MSC Implements Emergency War Surcharge Amid Rising Maritime Security Threats
In response to escalating security issues disrupting maritime traffic in the crucial Straits of Hormuz and Bab El Mandeb, global shipping giant MSC has announced the introduction of emergency war surcharges for cargo destined for several African countries and Indian Ocean islands.
Impact of Security Situation on Shipping Routes
Effective from 5 March until further notice, MSC cited the “evolving security situation in the Middle East” as the catalyst for these surcharges. The increased military confrontations and attacks associated with Iran, Israel, and the United States have led to significant disruptions in vessel movements through these essential maritime chokepoints.
New Surcharge Rates
To adjust for the heightened risk, MSC will implement an Emergency War Surcharge for all cargo shipped from the Indian Subcontinent (India, Pakistan, Sri Lanka, Bangladesh) to East Africa, Somalia, Mozambique, and various Indian Ocean islands. The surcharge rates include:
- $500 per 20-foot equivalent unit (TEU) for dry containers
- $1,000 per TEU for refrigerated containers
Additionally, cargo moving from the Arabian Peninsula (Bahrain, Iraq, Kuwait, Oman, Qatar, Saudi Arabia, UAE) to West Africa, East Africa, South Africa, and the Indian Ocean islands will incur the following charges:
- $2,000 for 20-foot containers
- $3,000 for 40-foot containers
- $4,000 for refrigerated containers
Monitoring the Situation
MSC Mediterranean Shipping Company has indicated they are closely monitoring the situation and coordinating with relevant authorities to ensure operational safety amidst these developments.

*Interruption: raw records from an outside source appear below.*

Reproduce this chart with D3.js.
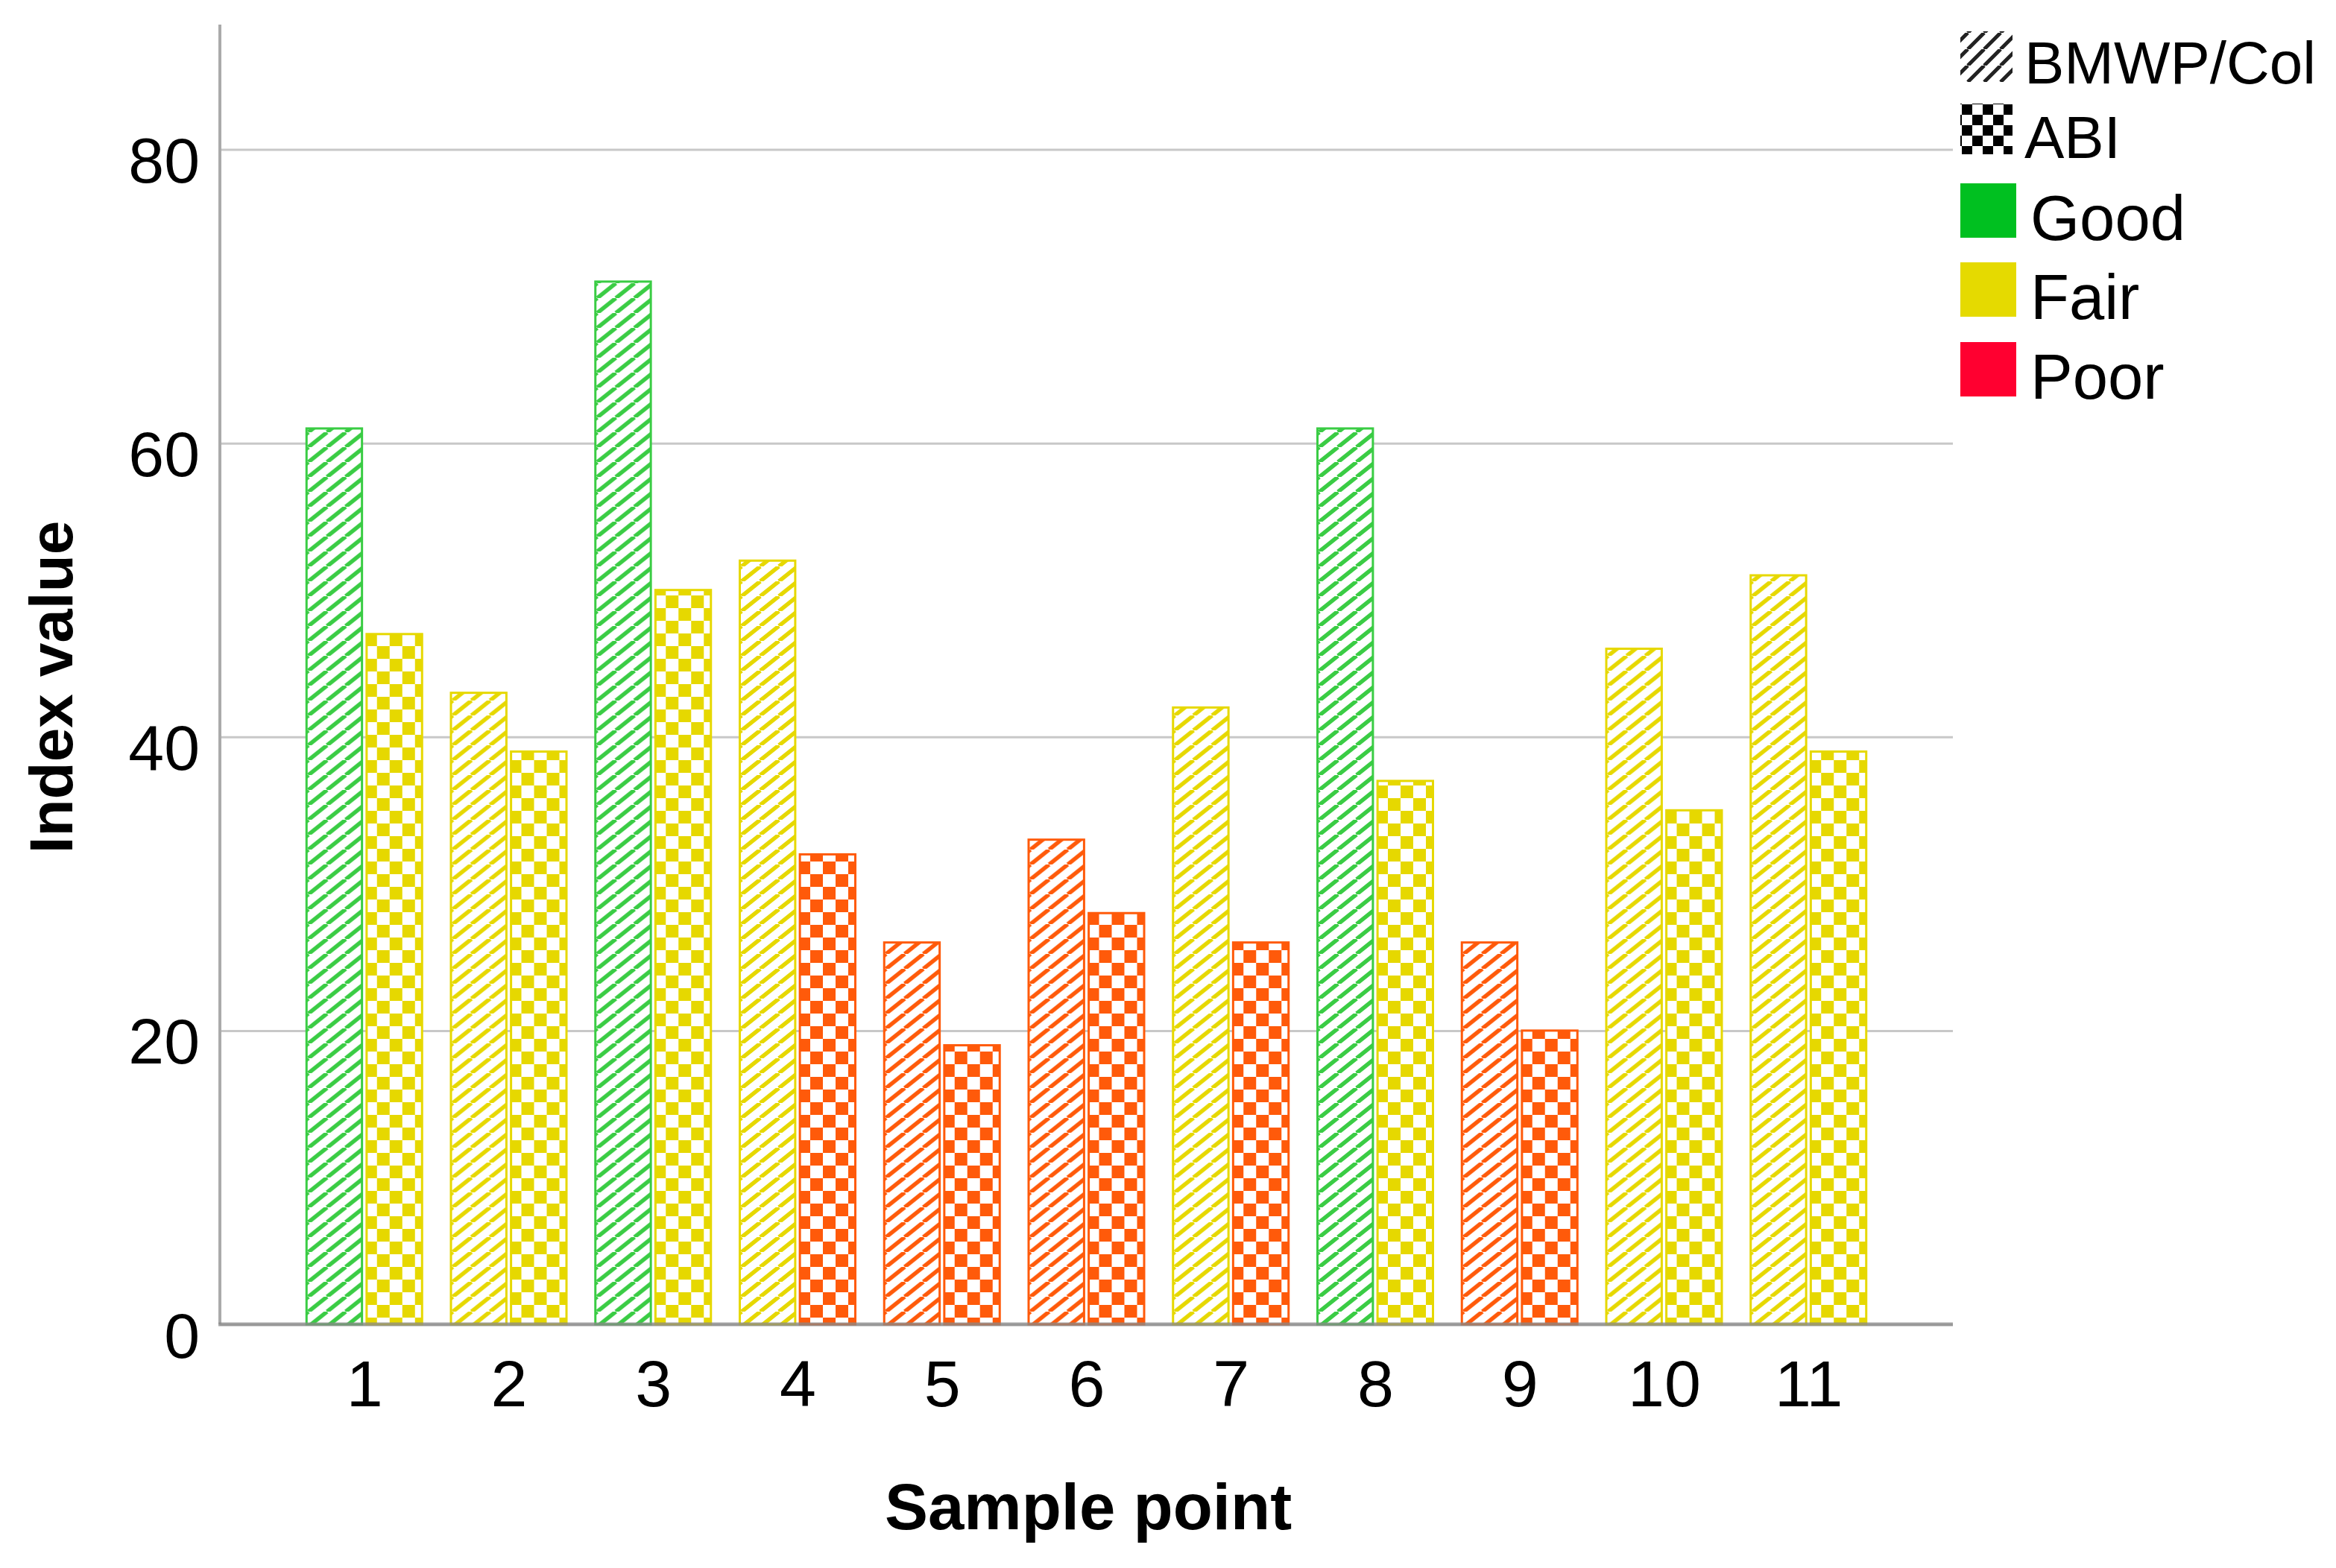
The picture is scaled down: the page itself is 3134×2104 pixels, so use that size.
<!DOCTYPE html>
<html>
<head>
<meta charset="utf-8">
<script src="https://cdn.jsdelivr.net/npm/d3@7"></script>
<style>
  html, body { margin: 0; padding: 0; background: #fff; }
  svg { display: block; }
  text { font-family: "Liberation Sans", Arial, sans-serif; fill: #000; }
</style>
</head>
<body>
<script>
// ---- data ----
const samplePoints = ["1","2","3","4","5","6","7","8","9","10","11"];
const seriesNames = ["BMWP/Col", "ABI"];
const bmwpValues = [61, 43, 71, 52, 26, 33, 42, 61, 26, 46, 51];
const abiValues  = [47, 39, 50, 32, 19, 28, 26, 37, 20, 35, 39];
const bmwpClass = ["Good","Fair","Good","Fair","Poor","Poor","Fair","Good","Poor","Fair","Fair"];
const abiClass  = ["Fair","Fair","Fair","Poor","Poor","Poor","Poor","Fair","Poor","Fair","Fair"];
const classNames = ["Good", "Fair", "Poor"];
const yTicks = [0, 20, 40, 60, 80];

// ---- styles ----
const W = 3134, H = 2104;
const barColor = { Good: "#3ACC44", Fair: "#E6D800", Poor: "#FF5A0A" };
const legendColor = { Good: "#00C020", Fair: "#E5DA00", Poor: "#FF0030" };
const plot = { left: 295, right: 2620, top: 33, bottom: 1777 };

const svg = d3.select("body").append("svg").attr("width", W).attr("height", H);
const defs = svg.append("defs");

// patterns for bars
classNames.forEach(c => {
  const h = defs.append("pattern").attr("id", "hatch-" + c)
    .attr("patternUnits", "userSpaceOnUse").attr("width", 25).attr("height", 20);
  h.append("rect").attr("width", 25).attr("height", 20).attr("fill", "#fff");
  h.append("path").attr("d", "M-25,20 L0,0 M0,20 L25,0 M25,20 L50,0")
    .attr("stroke", barColor[c]).attr("stroke-width", 5.5);

  const k = defs.append("pattern").attr("id", "check-" + c)
    .attr("patternUnits", "userSpaceOnUse").attr("width", 34).attr("height", 34);
  k.append("rect").attr("width", 34).attr("height", 34).attr("fill", "#fff");
  k.append("rect").attr("x", 0).attr("y", 0).attr("width", 17).attr("height", 17).attr("fill", barColor[c]);
  k.append("rect").attr("x", 17).attr("y", 17).attr("width", 17).attr("height", 17).attr("fill", barColor[c]);
});
// legend patterns (black)
{
  const h = defs.append("pattern").attr("id", "hatch-legend")
    .attr("patternUnits", "userSpaceOnUse").attr("width", 22).attr("height", 22);
  h.append("rect").attr("width", 22).attr("height", 22).attr("fill", "#fff");
  h.append("path").attr("d", "M-22,22 L0,0 M0,22 L22,0 M22,22 L44,0")
    .attr("stroke", "#222").attr("stroke-width", 5);
  const k = defs.append("pattern").attr("id", "check-legend")
    .attr("patternUnits", "userSpaceOnUse").attr("width", 28).attr("height", 28);
  k.append("rect").attr("width", 28).attr("height", 28).attr("fill", "#fff");
  k.append("rect").attr("x", 0).attr("y", 0).attr("width", 14).attr("height", 14).attr("fill", "#000");
  k.append("rect").attr("x", 14).attr("y", 14).attr("width", 14).attr("height", 14).attr("fill", "#000");
}

// ---- scales ----
const x = d3.scalePoint().domain(samplePoints).range([plot.left, plot.right]).padding(1);
const sub = d3.scaleBand().domain(seriesNames).range([-79, 79]).paddingInner(0.04);
const y = d3.scaleLinear().domain([0, 88.5]).range([plot.bottom, plot.top]);

// ---- y axis with gridlines ----
const yAxis = svg.append("g").attr("transform", `translate(${plot.left},0)`)
  .call(d3.axisLeft(y).tickValues(yTicks).tickSize(-(plot.right - plot.left)).tickPadding(27));
yAxis.select(".domain").remove();
yAxis.selectAll(".tick line").attr("stroke", "#c8c8c8").attr("stroke-width", 3);
yAxis.selectAll(".tick text").attr("font-size", 86).attr("dy", 44)
  .attr("font-family", "Liberation Sans, Arial, sans-serif").attr("fill", "#000");

// ---- bars ----
const rows = samplePoints.map((p, i) => ({
  p, items: [
    { s: "BMWP/Col", v: bmwpValues[i], c: bmwpClass[i], pat: "hatch" },
    { s: "ABI", v: abiValues[i], c: abiClass[i], pat: "check" }
  ]
}));
const groups = svg.append("g").selectAll("g").data(rows).join("g")
  .attr("transform", d => `translate(${x(d.p)},0)`);
groups.selectAll("rect").data(d => d.items).join("rect")
  .attr("x", d => sub(d.s) + 1.5)
  .attr("width", sub.bandwidth() - 3)
  .attr("y", d => y(d.v))
  .attr("height", d => y(0) - y(d.v))
  .attr("fill", d => `url(#${d.pat}-${d.c})`)
  .attr("stroke", d => barColor[d.c])
  .attr("stroke-width", 3);

// ---- axis lines ----
svg.append("line").attr("x1", plot.left).attr("x2", plot.left)
  .attr("y1", plot.top).attr("y2", plot.bottom)
  .attr("stroke", "#aaaaaa").attr("stroke-width", 4);
svg.append("line").attr("x1", plot.left - 2).attr("x2", plot.right)
  .attr("y1", plot.bottom).attr("y2", plot.bottom)
  .attr("stroke", "#888888").attr("stroke-width", 5).attr("stroke-opacity", 0.75);

// ---- x axis labels ----
const xAxis = svg.append("g").attr("transform", `translate(0,${plot.bottom})`)
  .call(d3.axisBottom(x).tickSize(0).tickPadding(48));
xAxis.select(".domain").remove();
xAxis.selectAll(".tick text").attr("font-size", 88)
  .attr("font-family", "Liberation Sans, Arial, sans-serif").attr("fill", "#000");

// ---- titles ----
svg.append("text").attr("x", 1460).attr("y", 2052).attr("text-anchor", "middle")
  .attr("font-size", 87).attr("font-weight", "bold").text("Sample point");
svg.append("text").attr("transform", "translate(97,922) rotate(-90)")
  .attr("text-anchor", "middle").attr("font-size", 82).attr("font-weight", "bold")
  .text("Index value");

// ---- legend ----
const lg = svg.append("g");
const patItems = [
  { label: "BMWP/Col", fill: "url(#hatch-legend)", y0: 42, base: 112 },
  { label: "ABI", fill: "url(#check-legend)", y0: 139, base: 212 }
];
patItems.forEach(it => {
  lg.append("rect").attr("x", 2630).attr("y", it.y0).attr("width", 70).attr("height", 68)
    .attr("fill", it.fill);
  lg.append("text").attr("x", 2716).attr("y", it.base).attr("font-size", 80).text(it.label);
});
const classLegendY = { Good: 246, Fair: 352, Poor: 459 };
classNames.forEach(c => {
  lg.append("rect").attr("x", 2630).attr("y", classLegendY[c]).attr("width", 75).attr("height", 73)
    .attr("fill", legendColor[c]);
  lg.append("text").attr("x", 2724).attr("y", classLegendY[c] + 76).attr("font-size", 85).text(c);
});
</script>
</body>
</html>
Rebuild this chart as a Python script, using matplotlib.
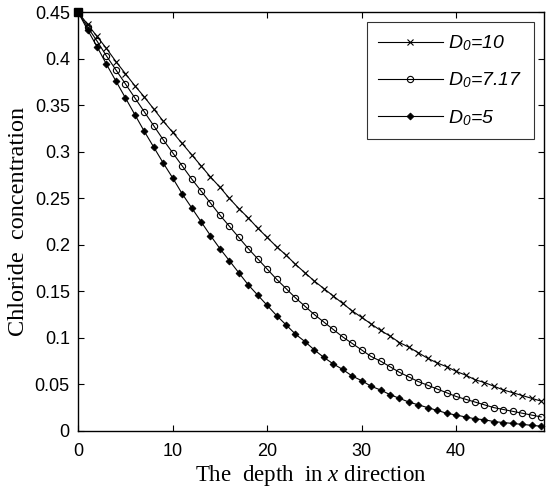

Geopolitical Tensions and Their Global Ramifications
The Straits of Hormuz and Bab El Mandeb serve as critical links between the Middle East, Asia, Africa, and Europe. Together, they facilitate a substantial portion of the world’s oil shipments. Recent escalations involving drone strikes and military operations have compelled shipping companies to reduce speeds, reroute vessels, or even suspend operations altogether, thereby inflating global freight and insurance costs.
Consequences for African Economies
The newly imposed surcharges arrive at a time when several African nations are grappling with increasing fuel prices resulting from volatility in global energy markets. For instance, in Nigeria, petrol prices have soared, affecting motorists in Lagos, who now pay up to ₦933 per litre, while prices in Abuja are approaching ₦960.
South Africa announced fuel price hikes on 4 March, attributing the increases to elevated shipping rates and ongoing geopolitical uncertainties. The price adjustments included:
- Petrol 93 increasing by 20 cents per litre
- Diesel rising by up to 65 cents
Furthermore, the Zimbabwe Energy Regulatory Authority recently raised fuel prices significantly, bringing diesel to US$1.77 per litre and petrol blend to US$1.71, reflecting a marked increase from previous rates.
The Broader Economic Implications
Economists caution that MSC’s new surcharges will likely exacerbate these existing economic pressures, increasing the cost of imported products and further straining already fragile consumer markets across the continent. The implications of these surcharges could reverberate throughout various sectors, impacting consumers’ purchasing power and overall economic stability.
As global shipping continues to contend with geopolitical uncertainties, the ripple effects on nations dependent on these vital supply chains are likely to be profound.